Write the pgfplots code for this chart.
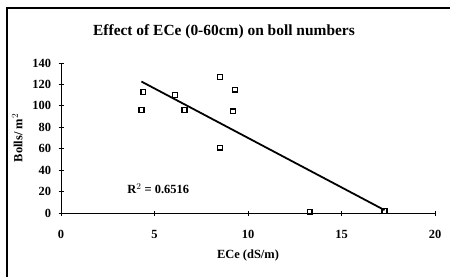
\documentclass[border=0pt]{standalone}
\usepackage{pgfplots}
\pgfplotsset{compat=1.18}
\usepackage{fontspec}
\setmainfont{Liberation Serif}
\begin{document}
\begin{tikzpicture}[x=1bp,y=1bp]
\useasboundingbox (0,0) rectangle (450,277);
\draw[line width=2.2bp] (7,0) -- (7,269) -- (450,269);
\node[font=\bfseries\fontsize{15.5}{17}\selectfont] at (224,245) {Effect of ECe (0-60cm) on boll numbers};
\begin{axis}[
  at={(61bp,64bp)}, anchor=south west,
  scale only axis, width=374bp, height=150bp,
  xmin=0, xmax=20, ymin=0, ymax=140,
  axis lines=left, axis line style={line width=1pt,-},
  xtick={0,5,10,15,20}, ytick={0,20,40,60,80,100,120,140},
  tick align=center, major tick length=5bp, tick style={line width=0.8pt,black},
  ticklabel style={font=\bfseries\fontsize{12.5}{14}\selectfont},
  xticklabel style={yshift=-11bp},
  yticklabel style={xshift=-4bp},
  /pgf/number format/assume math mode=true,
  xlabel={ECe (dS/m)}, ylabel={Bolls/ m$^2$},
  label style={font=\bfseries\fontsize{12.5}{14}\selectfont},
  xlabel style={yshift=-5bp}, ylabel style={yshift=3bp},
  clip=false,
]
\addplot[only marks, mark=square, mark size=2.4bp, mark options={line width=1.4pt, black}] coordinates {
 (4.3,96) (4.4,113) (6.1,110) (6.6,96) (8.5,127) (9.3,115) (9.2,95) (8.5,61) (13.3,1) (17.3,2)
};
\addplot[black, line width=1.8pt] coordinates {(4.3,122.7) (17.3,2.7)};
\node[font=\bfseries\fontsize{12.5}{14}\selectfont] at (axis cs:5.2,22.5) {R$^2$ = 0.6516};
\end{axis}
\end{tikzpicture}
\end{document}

• • • • •

Every line above should be repeated exactly; pictures stay out of the copy.

Write the pgfplots code for this chart.
\documentclass[border=0pt]{standalone}
\usepackage{pgfplots}
\pgfplotsset{compat=1.18}
\usepackage{fontspec}
\setmainfont{Liberation Serif}
\begin{document}
\begin{tikzpicture}[x=1bp,y=1bp]
\useasboundingbox (0,0) rectangle (450,277);
\draw[line width=2.2bp] (7,0) -- (7,269) -- (450,269);
\node[font=\bfseries\fontsize{15.5}{17}\selectfont] at (224,245) {Effect of ECe (0-60cm) on boll numbers};
\begin{axis}[
  at={(61bp,64bp)}, anchor=south west,
  scale only axis, width=374bp, height=150bp,
  xmin=0, xmax=20, ymin=0, ymax=140,
  axis lines=left, axis line style={line width=1pt,-},
  xtick={0,5,10,15,20}, ytick={0,20,40,60,80,100,120,140},
  tick align=center, major tick length=5bp, tick style={line width=0.8pt,black},
  ticklabel style={font=\bfseries\fontsize{12.5}{14}\selectfont},
  xticklabel style={yshift=-11bp},
  yticklabel style={xshift=-4bp},
  /pgf/number format/assume math mode=true,
  xlabel={ECe (dS/m)}, ylabel={Bolls/ m$^2$},
  label style={font=\bfseries\fontsize{12.5}{14}\selectfont},
  xlabel style={yshift=-5bp}, ylabel style={yshift=3bp},
  clip=false,
]
\addplot[only marks, mark=square, mark size=2.4bp, mark options={line width=1.4pt, black}] coordinates {
 (4.3,96) (4.4,113) (6.1,110) (6.6,96) (8.5,127) (9.3,115) (9.2,95) (8.5,61) (13.3,1) (17.3,2)
};
\addplot[black, line width=1.8pt] coordinates {(4.3,122.7) (17.3,2.7)};
\node[font=\bfseries\fontsize{12.5}{14}\selectfont] at (axis cs:5.2,22.5) {R$^2$ = 0.6516};
\end{axis}
\end{tikzpicture}
\end{document}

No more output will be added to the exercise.